### STORED DATA ###

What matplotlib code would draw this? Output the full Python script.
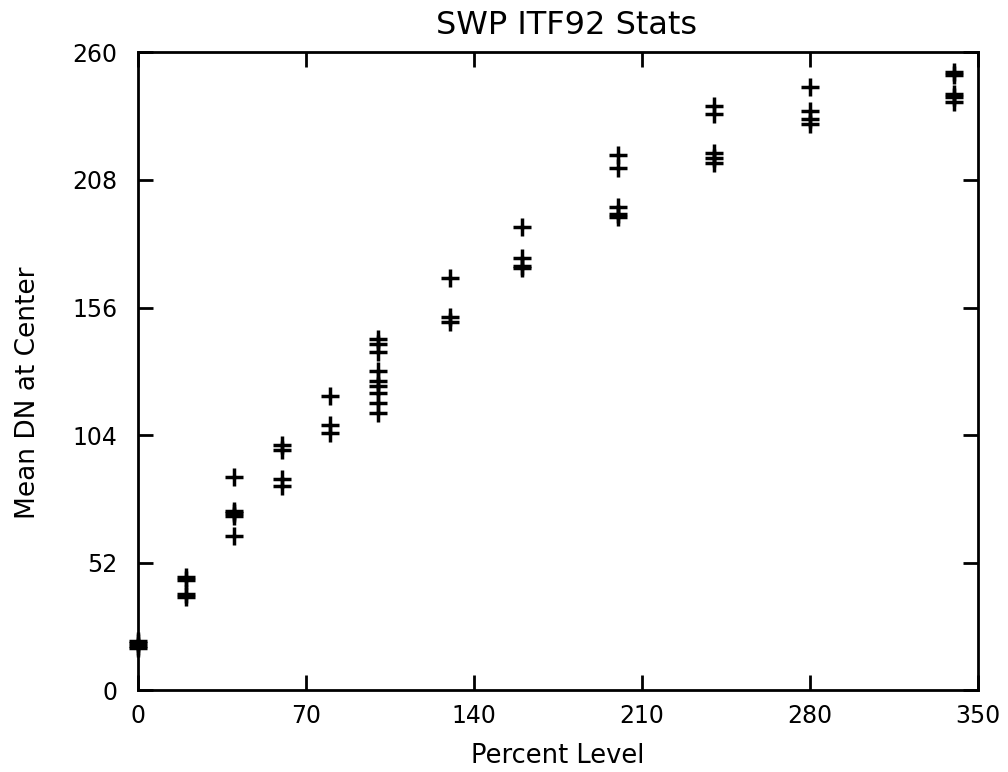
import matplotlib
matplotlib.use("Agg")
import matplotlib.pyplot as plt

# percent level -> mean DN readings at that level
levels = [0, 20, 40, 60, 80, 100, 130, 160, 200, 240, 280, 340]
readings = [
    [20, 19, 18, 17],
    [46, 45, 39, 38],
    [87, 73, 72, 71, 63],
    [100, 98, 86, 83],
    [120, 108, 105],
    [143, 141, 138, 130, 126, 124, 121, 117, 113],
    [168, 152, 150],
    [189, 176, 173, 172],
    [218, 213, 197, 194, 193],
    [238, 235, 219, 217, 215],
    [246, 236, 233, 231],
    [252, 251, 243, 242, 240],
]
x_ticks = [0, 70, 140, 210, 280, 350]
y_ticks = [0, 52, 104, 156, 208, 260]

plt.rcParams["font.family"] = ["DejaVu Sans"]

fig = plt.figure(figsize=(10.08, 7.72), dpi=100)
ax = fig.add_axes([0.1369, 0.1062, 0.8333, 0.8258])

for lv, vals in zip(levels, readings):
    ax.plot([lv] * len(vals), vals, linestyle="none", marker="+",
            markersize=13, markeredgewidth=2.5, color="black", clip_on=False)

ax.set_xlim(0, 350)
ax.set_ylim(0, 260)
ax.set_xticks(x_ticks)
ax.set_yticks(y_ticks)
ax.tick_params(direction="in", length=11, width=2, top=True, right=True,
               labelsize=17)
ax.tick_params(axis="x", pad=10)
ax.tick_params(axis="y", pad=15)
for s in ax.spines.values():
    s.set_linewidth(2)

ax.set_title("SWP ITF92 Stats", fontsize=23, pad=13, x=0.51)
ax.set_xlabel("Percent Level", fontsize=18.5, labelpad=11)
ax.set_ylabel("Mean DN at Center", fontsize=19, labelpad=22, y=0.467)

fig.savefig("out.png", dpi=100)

###

◆ WRITTEN TASK
Reproduce the listing word for word and omit its pictures.

◆ THE SOLUTION
What matplotlib code would draw this? Output the full Python script.
import matplotlib
matplotlib.use("Agg")
import matplotlib.pyplot as plt

# percent level -> mean DN readings at that level
levels = [0, 20, 40, 60, 80, 100, 130, 160, 200, 240, 280, 340]
readings = [
    [20, 19, 18, 17],
    [46, 45, 39, 38],
    [87, 73, 72, 71, 63],
    [100, 98, 86, 83],
    [120, 108, 105],
    [143, 141, 138, 130, 126, 124, 121, 117, 113],
    [168, 152, 150],
    [189, 176, 173, 172],
    [218, 213, 197, 194, 193],
    [238, 235, 219, 217, 215],
    [246, 236, 233, 231],
    [252, 251, 243, 242, 240],
]
x_ticks = [0, 70, 140, 210, 280, 350]
y_ticks = [0, 52, 104, 156, 208, 260]

plt.rcParams["font.family"] = ["DejaVu Sans"]

fig = plt.figure(figsize=(10.08, 7.72), dpi=100)
ax = fig.add_axes([0.1369, 0.1062, 0.8333, 0.8258])

for lv, vals in zip(levels, readings):
    ax.plot([lv] * len(vals), vals, linestyle="none", marker="+",
            markersize=13, markeredgewidth=2.5, color="black", clip_on=False)

ax.set_xlim(0, 350)
ax.set_ylim(0, 260)
ax.set_xticks(x_ticks)
ax.set_yticks(y_ticks)
ax.tick_params(direction="in", length=11, width=2, top=True, right=True,
               labelsize=17)
ax.tick_params(axis="x", pad=10)
ax.tick_params(axis="y", pad=15)
for s in ax.spines.values():
    s.set_linewidth(2)

ax.set_title("SWP ITF92 Stats", fontsize=23, pad=13, x=0.51)
ax.set_xlabel("Percent Level", fontsize=18.5, labelpad=11)
ax.set_ylabel("Mean DN at Center", fontsize=19, labelpad=22, y=0.467)

fig.savefig("out.png", dpi=100)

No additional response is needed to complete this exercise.